A long-dated lock-in between Broadcom and one of its largest customers is the kind of announcement that lands harder in the supply chain than on the leaderboard. Broadcom said Monday that it has extended its custom chip supply agreement with Apple through 2031, covering multiple generations of Apple products, according to Reuters. Broadcom shares climbed roughly 4% in premarket trading on the news.

The scope, as reported, is the familiar Broadcom bill of materials for an iPhone: radio frequency chips used for cellular connectivity, Wi-Fi and Bluetooth chips, and other networking semiconductors, with custom ASIC work sitting alongside. Apple represents about 20% of Broadcom's annual revenue, which is why a multi-year renewal moves the stock even when the underlying business relationship is not really a surprise.

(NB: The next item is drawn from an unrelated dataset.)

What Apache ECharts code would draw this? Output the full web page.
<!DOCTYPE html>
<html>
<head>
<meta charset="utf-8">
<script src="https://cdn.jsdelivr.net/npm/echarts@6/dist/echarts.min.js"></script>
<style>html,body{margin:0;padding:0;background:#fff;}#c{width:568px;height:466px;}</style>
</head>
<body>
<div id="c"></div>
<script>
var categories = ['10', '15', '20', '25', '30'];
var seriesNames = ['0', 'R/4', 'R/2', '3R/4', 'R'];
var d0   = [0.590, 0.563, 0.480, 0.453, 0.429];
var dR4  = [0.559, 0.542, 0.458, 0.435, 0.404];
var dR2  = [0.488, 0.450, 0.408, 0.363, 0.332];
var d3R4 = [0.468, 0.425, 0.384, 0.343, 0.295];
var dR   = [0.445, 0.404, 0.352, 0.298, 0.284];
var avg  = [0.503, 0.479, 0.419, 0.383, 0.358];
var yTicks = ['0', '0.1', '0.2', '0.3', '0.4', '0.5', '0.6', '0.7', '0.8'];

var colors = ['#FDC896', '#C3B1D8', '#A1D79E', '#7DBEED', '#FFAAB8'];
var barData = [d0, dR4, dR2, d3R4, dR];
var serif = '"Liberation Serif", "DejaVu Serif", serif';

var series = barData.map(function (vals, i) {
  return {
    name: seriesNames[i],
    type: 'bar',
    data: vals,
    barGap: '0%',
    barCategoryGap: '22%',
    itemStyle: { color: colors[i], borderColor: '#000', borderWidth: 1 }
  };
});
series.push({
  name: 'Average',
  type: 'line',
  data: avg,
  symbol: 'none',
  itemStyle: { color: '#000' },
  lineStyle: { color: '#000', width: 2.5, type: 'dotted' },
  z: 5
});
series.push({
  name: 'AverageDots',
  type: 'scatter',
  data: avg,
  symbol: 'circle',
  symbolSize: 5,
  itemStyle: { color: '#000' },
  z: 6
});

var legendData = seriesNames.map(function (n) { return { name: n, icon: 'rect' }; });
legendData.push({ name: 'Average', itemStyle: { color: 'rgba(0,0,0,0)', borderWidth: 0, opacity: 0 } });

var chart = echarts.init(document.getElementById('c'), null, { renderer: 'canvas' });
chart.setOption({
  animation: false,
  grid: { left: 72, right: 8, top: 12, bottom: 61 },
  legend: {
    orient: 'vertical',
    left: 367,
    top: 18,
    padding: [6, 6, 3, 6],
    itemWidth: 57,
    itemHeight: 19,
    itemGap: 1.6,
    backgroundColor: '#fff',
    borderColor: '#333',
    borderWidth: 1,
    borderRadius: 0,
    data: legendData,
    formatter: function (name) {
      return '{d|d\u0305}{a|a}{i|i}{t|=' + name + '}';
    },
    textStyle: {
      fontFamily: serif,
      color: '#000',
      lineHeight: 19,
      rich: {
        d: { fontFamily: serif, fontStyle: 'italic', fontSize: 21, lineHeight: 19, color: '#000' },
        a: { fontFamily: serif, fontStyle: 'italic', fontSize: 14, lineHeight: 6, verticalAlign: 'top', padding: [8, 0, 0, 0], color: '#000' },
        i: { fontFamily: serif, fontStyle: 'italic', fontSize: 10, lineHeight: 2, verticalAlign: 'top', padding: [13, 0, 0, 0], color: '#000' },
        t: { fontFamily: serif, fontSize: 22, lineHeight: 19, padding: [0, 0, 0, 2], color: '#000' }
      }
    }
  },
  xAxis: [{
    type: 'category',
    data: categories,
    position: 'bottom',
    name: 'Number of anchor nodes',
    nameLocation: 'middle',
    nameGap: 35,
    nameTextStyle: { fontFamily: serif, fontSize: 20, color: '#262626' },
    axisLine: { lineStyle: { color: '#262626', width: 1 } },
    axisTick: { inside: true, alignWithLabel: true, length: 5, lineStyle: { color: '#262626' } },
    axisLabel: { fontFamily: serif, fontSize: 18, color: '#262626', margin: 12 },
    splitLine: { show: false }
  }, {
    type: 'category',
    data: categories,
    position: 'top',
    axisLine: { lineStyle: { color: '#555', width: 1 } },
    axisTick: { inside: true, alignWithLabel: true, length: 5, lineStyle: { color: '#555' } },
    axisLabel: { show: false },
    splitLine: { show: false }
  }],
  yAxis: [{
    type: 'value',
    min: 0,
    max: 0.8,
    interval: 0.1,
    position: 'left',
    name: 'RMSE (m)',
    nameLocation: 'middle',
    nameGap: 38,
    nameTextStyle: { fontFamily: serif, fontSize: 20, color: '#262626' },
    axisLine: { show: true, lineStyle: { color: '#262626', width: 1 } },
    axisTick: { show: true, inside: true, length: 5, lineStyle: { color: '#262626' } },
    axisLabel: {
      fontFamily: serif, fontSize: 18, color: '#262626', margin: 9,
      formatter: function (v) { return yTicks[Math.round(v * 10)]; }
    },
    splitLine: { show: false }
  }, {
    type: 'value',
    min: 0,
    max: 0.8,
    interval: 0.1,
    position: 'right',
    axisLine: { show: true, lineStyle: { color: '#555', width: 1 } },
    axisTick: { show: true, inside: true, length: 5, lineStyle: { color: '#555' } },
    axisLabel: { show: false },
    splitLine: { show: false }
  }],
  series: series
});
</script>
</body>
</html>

Why this matters if you are not tracking chip supply for a living: Apple has spent years trying to bring more of its silicon in-house, including its own C1 modem, and yet it is still signing long-dated agreements for the wireless pieces. Take that as the market telling on itself. In-house RF is a harder problem than in-house application processors, and with TSMC capacity strained by AI-driven demand, Apple is buying certainty on the parts it does not want to gamble on.

The honest caveat is that the reporting does not put a dollar figure on the extension, and it does not break out how much of the deal is custom ASIC versus the existing RF and connectivity categories. A 20% customer concentration is also a two-way risk. If Apple's own modem eventually scales broadly, Broadcom's iPhone content could shrink well before 2031 even with a signed contract in hand.

For Broadcom, the near-term win is a revenue floor stretching through the end of the decade, useful cover as it pours capital into AI accelerators for hyperscalers. For Apple, the win is boring and important: a predictable RF and connectivity roadmap while it keeps chipping away at vertical integration. Take the specifics as reported, not settled, but the direction is a company that wants its own silicon still choosing to sign a long lease on someone else's.